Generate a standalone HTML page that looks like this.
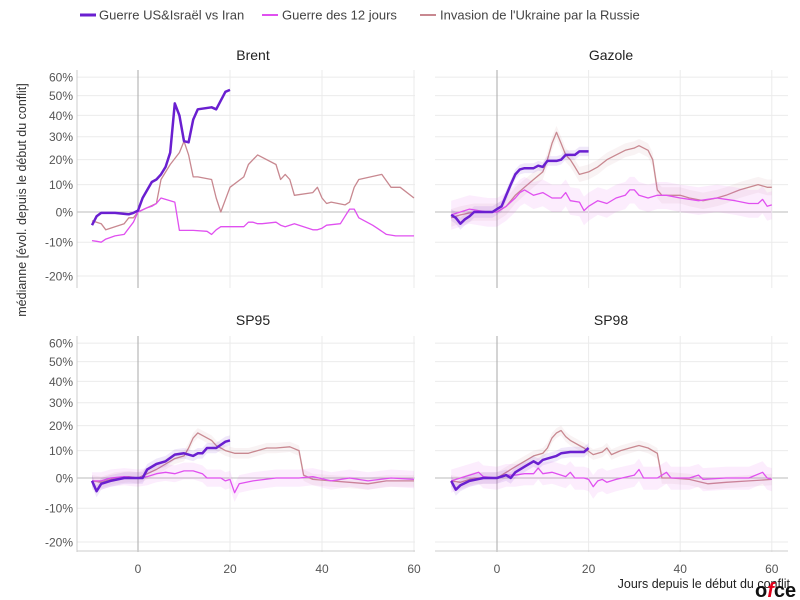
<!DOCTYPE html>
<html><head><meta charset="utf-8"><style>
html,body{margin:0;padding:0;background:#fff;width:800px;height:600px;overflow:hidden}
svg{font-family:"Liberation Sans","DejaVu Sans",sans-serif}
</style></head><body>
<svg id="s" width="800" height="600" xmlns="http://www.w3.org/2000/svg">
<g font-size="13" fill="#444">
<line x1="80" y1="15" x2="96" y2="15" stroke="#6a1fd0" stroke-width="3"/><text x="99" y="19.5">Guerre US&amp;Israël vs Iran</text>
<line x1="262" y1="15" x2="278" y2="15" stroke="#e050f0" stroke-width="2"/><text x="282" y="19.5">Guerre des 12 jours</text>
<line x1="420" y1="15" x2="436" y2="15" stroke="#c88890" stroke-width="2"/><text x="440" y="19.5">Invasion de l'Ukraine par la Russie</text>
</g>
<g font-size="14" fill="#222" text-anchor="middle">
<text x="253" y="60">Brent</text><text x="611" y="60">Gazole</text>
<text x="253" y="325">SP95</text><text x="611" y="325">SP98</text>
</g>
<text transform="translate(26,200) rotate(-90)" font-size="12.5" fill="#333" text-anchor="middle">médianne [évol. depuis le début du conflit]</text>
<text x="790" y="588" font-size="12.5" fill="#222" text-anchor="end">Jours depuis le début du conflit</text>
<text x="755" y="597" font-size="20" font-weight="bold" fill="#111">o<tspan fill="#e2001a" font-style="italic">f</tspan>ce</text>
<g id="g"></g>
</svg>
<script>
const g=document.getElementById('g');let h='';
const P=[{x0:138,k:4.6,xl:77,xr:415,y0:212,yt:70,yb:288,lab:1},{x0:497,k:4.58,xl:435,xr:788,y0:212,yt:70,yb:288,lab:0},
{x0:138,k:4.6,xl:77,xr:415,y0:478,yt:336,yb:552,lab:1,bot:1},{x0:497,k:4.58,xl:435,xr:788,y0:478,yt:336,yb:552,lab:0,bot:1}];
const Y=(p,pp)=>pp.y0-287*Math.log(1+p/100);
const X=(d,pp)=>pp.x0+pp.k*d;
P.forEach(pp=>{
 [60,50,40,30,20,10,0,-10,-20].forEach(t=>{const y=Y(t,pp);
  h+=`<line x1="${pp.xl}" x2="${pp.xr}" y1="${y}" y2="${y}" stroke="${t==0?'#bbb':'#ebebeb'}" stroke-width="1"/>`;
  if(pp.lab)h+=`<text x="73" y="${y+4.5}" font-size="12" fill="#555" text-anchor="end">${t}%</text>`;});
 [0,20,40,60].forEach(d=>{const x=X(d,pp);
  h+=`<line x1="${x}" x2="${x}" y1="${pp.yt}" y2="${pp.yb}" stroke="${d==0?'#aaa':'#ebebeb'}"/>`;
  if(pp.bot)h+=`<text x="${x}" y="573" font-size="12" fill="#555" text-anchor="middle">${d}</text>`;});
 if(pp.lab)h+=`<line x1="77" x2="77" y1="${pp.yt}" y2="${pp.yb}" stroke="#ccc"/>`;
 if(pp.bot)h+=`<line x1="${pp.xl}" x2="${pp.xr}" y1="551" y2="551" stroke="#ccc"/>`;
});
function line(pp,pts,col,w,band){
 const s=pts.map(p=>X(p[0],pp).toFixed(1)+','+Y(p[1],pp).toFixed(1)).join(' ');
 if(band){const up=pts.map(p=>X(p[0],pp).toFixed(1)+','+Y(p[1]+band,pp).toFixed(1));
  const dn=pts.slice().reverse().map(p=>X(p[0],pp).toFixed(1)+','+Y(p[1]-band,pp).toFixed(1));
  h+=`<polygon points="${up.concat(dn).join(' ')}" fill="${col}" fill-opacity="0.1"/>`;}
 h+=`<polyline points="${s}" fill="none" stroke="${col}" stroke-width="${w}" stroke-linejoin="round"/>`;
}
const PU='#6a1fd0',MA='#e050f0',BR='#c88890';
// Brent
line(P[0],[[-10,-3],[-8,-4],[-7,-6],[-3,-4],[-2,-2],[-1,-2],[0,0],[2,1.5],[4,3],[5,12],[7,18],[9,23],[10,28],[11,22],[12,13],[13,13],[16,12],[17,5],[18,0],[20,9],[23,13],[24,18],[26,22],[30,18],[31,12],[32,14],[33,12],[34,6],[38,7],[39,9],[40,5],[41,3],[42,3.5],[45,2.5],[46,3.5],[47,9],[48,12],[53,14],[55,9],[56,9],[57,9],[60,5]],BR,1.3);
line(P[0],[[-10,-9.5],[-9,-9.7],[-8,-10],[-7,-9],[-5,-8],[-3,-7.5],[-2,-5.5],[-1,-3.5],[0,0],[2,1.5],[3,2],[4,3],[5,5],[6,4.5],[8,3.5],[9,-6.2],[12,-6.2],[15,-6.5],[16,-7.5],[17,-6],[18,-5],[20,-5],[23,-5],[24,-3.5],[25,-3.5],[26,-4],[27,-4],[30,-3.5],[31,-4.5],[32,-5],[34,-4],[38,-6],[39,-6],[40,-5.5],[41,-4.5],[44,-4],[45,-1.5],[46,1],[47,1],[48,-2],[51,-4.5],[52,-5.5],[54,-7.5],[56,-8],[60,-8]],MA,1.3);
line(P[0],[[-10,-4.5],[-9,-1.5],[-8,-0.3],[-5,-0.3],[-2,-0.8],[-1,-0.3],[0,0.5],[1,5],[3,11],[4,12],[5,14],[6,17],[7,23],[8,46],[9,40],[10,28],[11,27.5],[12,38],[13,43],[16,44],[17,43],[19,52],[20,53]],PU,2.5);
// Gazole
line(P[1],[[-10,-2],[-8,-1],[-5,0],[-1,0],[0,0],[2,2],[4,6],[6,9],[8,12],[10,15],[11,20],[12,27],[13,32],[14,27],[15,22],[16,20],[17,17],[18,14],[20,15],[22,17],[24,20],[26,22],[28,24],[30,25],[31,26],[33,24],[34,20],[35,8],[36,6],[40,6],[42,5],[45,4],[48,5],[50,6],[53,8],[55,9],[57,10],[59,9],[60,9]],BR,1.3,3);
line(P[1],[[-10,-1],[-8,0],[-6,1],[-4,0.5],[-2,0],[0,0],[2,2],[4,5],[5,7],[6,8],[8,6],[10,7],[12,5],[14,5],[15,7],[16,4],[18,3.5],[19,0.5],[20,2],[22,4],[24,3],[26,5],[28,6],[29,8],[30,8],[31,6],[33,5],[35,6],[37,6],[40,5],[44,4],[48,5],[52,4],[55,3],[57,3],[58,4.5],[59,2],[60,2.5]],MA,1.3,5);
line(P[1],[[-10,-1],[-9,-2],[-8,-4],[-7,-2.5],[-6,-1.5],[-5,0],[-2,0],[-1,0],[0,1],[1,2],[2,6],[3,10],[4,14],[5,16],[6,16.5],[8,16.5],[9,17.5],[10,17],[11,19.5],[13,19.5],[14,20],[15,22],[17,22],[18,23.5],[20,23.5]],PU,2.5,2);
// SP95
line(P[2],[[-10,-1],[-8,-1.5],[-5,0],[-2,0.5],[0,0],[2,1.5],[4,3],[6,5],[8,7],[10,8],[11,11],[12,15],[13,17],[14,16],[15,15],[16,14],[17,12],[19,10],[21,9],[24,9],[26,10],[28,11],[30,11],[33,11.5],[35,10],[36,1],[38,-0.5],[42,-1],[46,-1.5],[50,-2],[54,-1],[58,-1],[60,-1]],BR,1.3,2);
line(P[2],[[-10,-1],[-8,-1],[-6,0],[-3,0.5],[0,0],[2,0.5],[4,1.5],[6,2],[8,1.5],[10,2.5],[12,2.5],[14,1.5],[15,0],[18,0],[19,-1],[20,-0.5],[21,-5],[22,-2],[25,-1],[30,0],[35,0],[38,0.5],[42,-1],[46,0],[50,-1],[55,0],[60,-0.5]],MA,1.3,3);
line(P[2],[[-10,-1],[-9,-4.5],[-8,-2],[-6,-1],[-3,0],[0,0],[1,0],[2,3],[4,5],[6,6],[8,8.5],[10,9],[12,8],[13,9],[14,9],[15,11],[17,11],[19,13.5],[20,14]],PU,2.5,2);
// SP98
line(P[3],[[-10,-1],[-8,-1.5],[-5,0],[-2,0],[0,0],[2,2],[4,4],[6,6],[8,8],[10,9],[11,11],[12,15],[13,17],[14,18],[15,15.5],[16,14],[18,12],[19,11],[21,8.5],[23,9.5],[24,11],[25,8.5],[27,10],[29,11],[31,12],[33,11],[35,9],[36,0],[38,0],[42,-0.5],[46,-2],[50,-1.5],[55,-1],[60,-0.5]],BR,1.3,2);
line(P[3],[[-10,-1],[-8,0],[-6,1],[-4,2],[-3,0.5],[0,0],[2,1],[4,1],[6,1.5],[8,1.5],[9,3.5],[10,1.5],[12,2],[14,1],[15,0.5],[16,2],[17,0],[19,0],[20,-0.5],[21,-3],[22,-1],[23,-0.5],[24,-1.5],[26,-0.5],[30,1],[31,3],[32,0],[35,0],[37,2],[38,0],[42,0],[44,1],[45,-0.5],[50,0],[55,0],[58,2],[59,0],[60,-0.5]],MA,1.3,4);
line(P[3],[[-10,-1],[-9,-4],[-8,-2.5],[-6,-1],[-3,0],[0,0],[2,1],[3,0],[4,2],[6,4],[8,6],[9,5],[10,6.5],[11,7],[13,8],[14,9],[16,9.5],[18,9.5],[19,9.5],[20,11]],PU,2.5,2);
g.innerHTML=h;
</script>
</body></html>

**********

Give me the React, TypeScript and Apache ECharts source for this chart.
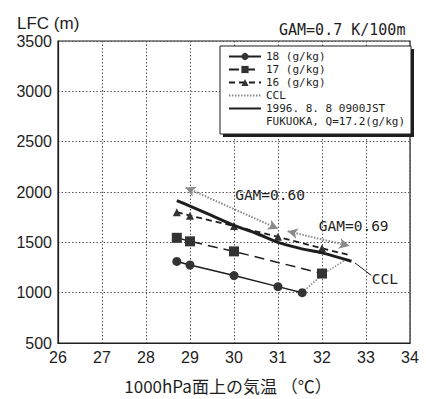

**********

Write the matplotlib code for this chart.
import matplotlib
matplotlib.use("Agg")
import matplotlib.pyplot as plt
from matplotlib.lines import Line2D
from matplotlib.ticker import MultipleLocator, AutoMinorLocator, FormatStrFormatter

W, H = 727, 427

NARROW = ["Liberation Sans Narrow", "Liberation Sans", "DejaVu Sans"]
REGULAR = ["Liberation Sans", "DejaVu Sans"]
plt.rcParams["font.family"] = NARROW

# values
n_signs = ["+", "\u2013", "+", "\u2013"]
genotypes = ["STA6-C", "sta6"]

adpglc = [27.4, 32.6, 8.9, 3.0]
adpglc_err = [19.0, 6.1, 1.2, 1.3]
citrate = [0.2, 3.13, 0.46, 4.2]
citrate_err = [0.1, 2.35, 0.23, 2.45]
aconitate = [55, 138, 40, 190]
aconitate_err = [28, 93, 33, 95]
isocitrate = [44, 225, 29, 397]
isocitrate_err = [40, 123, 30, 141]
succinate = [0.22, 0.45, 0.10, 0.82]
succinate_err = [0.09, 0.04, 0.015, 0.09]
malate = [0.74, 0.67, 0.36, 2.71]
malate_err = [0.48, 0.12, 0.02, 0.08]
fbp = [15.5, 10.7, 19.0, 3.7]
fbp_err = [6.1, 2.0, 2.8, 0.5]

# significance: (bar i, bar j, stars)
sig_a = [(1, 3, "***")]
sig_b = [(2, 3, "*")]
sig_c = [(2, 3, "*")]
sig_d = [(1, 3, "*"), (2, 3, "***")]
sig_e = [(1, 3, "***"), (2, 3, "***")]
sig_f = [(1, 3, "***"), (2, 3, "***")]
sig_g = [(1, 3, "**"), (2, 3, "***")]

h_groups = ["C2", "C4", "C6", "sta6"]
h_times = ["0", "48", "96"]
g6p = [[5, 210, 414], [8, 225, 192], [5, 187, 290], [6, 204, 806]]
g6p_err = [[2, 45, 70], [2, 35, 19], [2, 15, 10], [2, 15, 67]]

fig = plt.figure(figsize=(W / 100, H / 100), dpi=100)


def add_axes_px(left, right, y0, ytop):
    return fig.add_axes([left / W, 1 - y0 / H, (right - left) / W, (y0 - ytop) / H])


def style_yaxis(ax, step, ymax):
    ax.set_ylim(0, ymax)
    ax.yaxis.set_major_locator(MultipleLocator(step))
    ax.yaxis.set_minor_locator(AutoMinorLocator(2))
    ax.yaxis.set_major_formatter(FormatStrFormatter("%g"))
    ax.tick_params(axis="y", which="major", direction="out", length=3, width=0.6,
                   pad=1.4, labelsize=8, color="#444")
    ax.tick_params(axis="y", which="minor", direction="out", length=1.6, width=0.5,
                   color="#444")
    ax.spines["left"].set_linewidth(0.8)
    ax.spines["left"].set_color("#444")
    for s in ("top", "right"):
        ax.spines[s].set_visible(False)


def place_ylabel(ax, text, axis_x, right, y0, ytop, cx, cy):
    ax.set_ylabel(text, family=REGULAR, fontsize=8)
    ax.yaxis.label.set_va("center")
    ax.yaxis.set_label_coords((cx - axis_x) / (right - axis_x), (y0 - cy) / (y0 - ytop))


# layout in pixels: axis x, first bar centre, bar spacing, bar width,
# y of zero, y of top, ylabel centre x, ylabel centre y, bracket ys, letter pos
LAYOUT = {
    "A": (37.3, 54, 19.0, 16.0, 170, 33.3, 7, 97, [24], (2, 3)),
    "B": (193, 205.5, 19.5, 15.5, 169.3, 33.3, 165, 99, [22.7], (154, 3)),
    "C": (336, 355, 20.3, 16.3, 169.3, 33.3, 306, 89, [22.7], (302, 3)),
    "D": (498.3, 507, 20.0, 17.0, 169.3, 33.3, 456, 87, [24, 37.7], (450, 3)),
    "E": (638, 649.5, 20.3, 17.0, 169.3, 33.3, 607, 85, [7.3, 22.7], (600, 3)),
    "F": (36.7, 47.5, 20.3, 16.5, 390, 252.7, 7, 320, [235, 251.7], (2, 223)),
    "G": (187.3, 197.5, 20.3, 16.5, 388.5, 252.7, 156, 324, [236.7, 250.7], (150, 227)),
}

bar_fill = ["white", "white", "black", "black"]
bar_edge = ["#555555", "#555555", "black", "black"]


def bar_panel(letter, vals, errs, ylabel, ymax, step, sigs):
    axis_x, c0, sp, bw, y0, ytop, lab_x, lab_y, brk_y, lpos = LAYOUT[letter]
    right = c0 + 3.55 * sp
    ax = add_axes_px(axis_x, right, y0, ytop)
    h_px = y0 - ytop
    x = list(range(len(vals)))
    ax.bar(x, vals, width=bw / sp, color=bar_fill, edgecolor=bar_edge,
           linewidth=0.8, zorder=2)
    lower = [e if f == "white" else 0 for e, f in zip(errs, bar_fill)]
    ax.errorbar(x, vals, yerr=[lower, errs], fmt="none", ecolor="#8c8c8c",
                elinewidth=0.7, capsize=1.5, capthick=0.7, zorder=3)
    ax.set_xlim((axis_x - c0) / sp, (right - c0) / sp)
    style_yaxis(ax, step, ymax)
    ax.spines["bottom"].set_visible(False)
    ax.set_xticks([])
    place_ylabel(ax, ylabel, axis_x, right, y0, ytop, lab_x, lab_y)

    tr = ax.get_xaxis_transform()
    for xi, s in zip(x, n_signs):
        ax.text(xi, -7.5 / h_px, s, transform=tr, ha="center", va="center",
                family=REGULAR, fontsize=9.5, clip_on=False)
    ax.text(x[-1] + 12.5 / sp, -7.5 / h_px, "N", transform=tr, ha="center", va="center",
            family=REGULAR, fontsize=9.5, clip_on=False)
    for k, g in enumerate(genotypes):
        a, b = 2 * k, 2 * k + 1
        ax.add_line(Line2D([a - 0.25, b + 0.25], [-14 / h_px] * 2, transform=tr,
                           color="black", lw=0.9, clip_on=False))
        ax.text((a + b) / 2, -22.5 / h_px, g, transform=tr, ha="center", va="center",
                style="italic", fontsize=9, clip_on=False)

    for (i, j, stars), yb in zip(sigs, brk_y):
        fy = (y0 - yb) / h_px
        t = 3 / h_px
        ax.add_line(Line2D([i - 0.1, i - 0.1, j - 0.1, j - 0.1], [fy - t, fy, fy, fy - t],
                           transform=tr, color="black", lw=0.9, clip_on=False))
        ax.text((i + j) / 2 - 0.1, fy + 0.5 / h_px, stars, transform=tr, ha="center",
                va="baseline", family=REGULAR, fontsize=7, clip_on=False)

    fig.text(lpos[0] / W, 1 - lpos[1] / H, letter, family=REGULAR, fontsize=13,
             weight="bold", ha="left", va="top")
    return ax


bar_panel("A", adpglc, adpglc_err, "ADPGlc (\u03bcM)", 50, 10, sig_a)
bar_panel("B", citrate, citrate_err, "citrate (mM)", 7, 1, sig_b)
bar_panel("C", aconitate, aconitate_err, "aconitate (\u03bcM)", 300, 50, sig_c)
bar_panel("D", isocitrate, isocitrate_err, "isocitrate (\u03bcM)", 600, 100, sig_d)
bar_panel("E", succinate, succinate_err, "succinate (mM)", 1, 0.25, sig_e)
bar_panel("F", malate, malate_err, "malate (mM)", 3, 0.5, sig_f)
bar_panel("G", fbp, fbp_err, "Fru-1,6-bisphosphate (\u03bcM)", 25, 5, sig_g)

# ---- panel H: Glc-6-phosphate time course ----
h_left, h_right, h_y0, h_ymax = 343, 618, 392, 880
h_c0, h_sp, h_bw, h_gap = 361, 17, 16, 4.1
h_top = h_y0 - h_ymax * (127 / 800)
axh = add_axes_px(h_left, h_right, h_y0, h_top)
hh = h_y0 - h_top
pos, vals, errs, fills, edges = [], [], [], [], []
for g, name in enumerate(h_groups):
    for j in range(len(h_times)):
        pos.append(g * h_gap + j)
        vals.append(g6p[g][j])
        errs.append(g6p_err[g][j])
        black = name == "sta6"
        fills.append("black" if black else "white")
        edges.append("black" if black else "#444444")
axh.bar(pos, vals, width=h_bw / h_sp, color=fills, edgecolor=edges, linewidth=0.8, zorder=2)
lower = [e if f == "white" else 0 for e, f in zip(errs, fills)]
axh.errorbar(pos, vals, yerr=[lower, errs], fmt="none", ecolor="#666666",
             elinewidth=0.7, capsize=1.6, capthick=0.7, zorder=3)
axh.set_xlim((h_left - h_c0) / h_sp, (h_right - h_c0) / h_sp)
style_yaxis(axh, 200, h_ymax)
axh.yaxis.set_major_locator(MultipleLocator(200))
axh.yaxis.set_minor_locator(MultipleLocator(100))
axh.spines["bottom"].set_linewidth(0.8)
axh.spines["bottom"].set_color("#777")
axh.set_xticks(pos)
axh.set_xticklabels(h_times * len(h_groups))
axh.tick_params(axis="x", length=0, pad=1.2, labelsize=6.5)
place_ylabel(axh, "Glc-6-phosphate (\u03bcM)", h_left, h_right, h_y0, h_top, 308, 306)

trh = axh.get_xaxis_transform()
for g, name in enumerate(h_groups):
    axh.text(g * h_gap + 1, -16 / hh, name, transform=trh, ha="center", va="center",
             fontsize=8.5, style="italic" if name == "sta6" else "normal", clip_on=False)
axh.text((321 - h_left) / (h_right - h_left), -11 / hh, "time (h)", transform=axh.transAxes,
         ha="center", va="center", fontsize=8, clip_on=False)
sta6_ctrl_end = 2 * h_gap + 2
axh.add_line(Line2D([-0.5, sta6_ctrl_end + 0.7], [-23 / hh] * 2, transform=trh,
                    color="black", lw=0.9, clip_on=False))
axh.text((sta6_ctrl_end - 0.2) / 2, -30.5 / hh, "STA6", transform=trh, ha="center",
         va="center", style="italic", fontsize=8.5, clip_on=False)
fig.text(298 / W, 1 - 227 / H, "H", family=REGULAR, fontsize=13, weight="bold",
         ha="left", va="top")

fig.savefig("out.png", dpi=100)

**********

■ **Exercise**:
Of the lines in the entries above, how many include "chart"? Only the number should be given.

■ **Full solution**:
2